▸ SUPPLIED MATERIAL:

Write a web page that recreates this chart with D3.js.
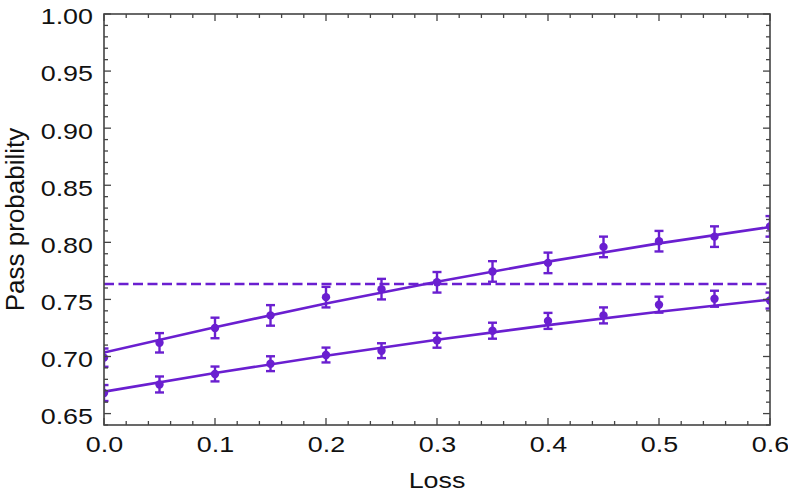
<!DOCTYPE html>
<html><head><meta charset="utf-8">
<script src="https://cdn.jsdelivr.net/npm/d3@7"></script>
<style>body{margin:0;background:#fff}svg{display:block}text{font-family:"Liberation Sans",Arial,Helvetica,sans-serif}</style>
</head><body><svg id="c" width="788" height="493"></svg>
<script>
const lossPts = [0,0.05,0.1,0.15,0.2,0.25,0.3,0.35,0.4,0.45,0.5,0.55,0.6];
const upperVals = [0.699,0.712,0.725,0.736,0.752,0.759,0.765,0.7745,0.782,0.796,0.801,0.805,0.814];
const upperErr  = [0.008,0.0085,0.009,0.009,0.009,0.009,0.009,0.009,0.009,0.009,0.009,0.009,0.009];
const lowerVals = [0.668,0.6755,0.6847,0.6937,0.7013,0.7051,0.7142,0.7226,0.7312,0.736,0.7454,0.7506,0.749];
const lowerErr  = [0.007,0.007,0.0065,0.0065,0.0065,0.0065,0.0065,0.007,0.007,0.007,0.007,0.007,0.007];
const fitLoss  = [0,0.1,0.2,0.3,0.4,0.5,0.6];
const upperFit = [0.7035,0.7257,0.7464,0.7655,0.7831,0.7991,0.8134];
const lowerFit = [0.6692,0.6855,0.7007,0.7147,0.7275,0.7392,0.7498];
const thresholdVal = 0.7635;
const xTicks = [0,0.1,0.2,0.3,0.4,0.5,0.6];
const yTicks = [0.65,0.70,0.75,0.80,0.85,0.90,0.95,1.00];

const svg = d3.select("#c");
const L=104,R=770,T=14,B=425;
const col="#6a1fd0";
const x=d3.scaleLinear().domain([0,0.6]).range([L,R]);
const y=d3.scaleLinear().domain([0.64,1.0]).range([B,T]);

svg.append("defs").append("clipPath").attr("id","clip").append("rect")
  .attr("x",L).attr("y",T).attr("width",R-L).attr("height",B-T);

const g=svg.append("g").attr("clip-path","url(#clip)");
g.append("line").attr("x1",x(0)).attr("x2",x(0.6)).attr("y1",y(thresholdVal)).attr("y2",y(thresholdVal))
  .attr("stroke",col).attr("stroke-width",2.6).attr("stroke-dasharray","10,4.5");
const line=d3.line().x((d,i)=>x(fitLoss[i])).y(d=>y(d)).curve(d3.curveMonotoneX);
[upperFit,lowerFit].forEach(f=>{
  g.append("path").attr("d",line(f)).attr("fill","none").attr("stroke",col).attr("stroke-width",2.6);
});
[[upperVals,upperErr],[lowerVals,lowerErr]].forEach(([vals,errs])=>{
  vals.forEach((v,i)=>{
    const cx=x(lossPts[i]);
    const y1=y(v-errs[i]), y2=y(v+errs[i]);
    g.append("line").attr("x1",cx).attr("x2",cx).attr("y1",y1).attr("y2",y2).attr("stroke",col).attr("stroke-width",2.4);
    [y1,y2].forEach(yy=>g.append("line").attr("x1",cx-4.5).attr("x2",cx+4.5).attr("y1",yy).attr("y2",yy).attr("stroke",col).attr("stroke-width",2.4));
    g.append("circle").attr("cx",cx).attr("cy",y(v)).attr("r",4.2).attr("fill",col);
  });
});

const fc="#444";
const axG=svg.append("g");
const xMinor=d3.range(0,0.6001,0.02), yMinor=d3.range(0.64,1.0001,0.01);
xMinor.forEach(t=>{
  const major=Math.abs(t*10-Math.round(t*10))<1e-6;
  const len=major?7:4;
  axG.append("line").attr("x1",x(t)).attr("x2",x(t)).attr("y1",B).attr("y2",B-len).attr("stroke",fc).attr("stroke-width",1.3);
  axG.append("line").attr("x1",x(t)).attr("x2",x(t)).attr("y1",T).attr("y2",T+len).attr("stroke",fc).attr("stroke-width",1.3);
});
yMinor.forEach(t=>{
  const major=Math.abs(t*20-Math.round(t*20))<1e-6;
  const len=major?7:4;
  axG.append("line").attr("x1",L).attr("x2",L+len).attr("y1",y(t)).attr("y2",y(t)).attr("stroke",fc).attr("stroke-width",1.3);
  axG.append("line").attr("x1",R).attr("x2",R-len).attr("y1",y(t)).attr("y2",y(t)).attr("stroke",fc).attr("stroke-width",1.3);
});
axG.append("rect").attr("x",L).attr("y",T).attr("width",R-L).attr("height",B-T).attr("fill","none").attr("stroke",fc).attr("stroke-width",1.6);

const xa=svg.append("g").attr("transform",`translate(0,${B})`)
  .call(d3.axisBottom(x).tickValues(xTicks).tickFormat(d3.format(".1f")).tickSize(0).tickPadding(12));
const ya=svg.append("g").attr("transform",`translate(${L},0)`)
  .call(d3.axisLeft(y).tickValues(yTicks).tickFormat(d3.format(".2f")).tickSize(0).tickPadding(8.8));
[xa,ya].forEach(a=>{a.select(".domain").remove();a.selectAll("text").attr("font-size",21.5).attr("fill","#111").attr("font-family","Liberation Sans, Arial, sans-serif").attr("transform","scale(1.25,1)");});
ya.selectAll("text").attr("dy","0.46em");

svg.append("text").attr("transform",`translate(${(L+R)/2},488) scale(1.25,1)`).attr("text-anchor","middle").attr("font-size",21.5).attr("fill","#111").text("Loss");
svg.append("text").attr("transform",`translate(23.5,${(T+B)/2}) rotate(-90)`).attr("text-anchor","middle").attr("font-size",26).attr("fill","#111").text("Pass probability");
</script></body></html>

▸ TASK PROMPT: Return the full material word for word. Do not include the pictures.

▸ WORKED SOLUTION:
Write a web page that recreates this chart with D3.js.
<!DOCTYPE html>
<html><head><meta charset="utf-8">
<script src="https://cdn.jsdelivr.net/npm/d3@7"></script>
<style>body{margin:0;background:#fff}svg{display:block}text{font-family:"Liberation Sans",Arial,Helvetica,sans-serif}</style>
</head><body><svg id="c" width="788" height="493"></svg>
<script>
const lossPts = [0,0.05,0.1,0.15,0.2,0.25,0.3,0.35,0.4,0.45,0.5,0.55,0.6];
const upperVals = [0.699,0.712,0.725,0.736,0.752,0.759,0.765,0.7745,0.782,0.796,0.801,0.805,0.814];
const upperErr  = [0.008,0.0085,0.009,0.009,0.009,0.009,0.009,0.009,0.009,0.009,0.009,0.009,0.009];
const lowerVals = [0.668,0.6755,0.6847,0.6937,0.7013,0.7051,0.7142,0.7226,0.7312,0.736,0.7454,0.7506,0.749];
const lowerErr  = [0.007,0.007,0.0065,0.0065,0.0065,0.0065,0.0065,0.007,0.007,0.007,0.007,0.007,0.007];
const fitLoss  = [0,0.1,0.2,0.3,0.4,0.5,0.6];
const upperFit = [0.7035,0.7257,0.7464,0.7655,0.7831,0.7991,0.8134];
const lowerFit = [0.6692,0.6855,0.7007,0.7147,0.7275,0.7392,0.7498];
const thresholdVal = 0.7635;
const xTicks = [0,0.1,0.2,0.3,0.4,0.5,0.6];
const yTicks = [0.65,0.70,0.75,0.80,0.85,0.90,0.95,1.00];

const svg = d3.select("#c");
const L=104,R=770,T=14,B=425;
const col="#6a1fd0";
const x=d3.scaleLinear().domain([0,0.6]).range([L,R]);
const y=d3.scaleLinear().domain([0.64,1.0]).range([B,T]);

svg.append("defs").append("clipPath").attr("id","clip").append("rect")
  .attr("x",L).attr("y",T).attr("width",R-L).attr("height",B-T);

const g=svg.append("g").attr("clip-path","url(#clip)");
g.append("line").attr("x1",x(0)).attr("x2",x(0.6)).attr("y1",y(thresholdVal)).attr("y2",y(thresholdVal))
  .attr("stroke",col).attr("stroke-width",2.6).attr("stroke-dasharray","10,4.5");
const line=d3.line().x((d,i)=>x(fitLoss[i])).y(d=>y(d)).curve(d3.curveMonotoneX);
[upperFit,lowerFit].forEach(f=>{
  g.append("path").attr("d",line(f)).attr("fill","none").attr("stroke",col).attr("stroke-width",2.6);
});
[[upperVals,upperErr],[lowerVals,lowerErr]].forEach(([vals,errs])=>{
  vals.forEach((v,i)=>{
    const cx=x(lossPts[i]);
    const y1=y(v-errs[i]), y2=y(v+errs[i]);
    g.append("line").attr("x1",cx).attr("x2",cx).attr("y1",y1).attr("y2",y2).attr("stroke",col).attr("stroke-width",2.4);
    [y1,y2].forEach(yy=>g.append("line").attr("x1",cx-4.5).attr("x2",cx+4.5).attr("y1",yy).attr("y2",yy).attr("stroke",col).attr("stroke-width",2.4));
    g.append("circle").attr("cx",cx).attr("cy",y(v)).attr("r",4.2).attr("fill",col);
  });
});

const fc="#444";
const axG=svg.append("g");
const xMinor=d3.range(0,0.6001,0.02), yMinor=d3.range(0.64,1.0001,0.01);
xMinor.forEach(t=>{
  const major=Math.abs(t*10-Math.round(t*10))<1e-6;
  const len=major?7:4;
  axG.append("line").attr("x1",x(t)).attr("x2",x(t)).attr("y1",B).attr("y2",B-len).attr("stroke",fc).attr("stroke-width",1.3);
  axG.append("line").attr("x1",x(t)).attr("x2",x(t)).attr("y1",T).attr("y2",T+len).attr("stroke",fc).attr("stroke-width",1.3);
});
yMinor.forEach(t=>{
  const major=Math.abs(t*20-Math.round(t*20))<1e-6;
  const len=major?7:4;
  axG.append("line").attr("x1",L).attr("x2",L+len).attr("y1",y(t)).attr("y2",y(t)).attr("stroke",fc).attr("stroke-width",1.3);
  axG.append("line").attr("x1",R).attr("x2",R-len).attr("y1",y(t)).attr("y2",y(t)).attr("stroke",fc).attr("stroke-width",1.3);
});
axG.append("rect").attr("x",L).attr("y",T).attr("width",R-L).attr("height",B-T).attr("fill","none").attr("stroke",fc).attr("stroke-width",1.6);

const xa=svg.append("g").attr("transform",`translate(0,${B})`)
  .call(d3.axisBottom(x).tickValues(xTicks).tickFormat(d3.format(".1f")).tickSize(0).tickPadding(12));
const ya=svg.append("g").attr("transform",`translate(${L},0)`)
  .call(d3.axisLeft(y).tickValues(yTicks).tickFormat(d3.format(".2f")).tickSize(0).tickPadding(8.8));
[xa,ya].forEach(a=>{a.select(".domain").remove();a.selectAll("text").attr("font-size",21.5).attr("fill","#111").attr("font-family","Liberation Sans, Arial, sans-serif").attr("transform","scale(1.25,1)");});
ya.selectAll("text").attr("dy","0.46em");

svg.append("text").attr("transform",`translate(${(L+R)/2},488) scale(1.25,1)`).attr("text-anchor","middle").attr("font-size",21.5).attr("fill","#111").text("Loss");
svg.append("text").attr("transform",`translate(23.5,${(T+B)/2}) rotate(-90)`).attr("text-anchor","middle").attr("font-size",26).attr("fill","#111").text("Pass probability");
</script></body></html>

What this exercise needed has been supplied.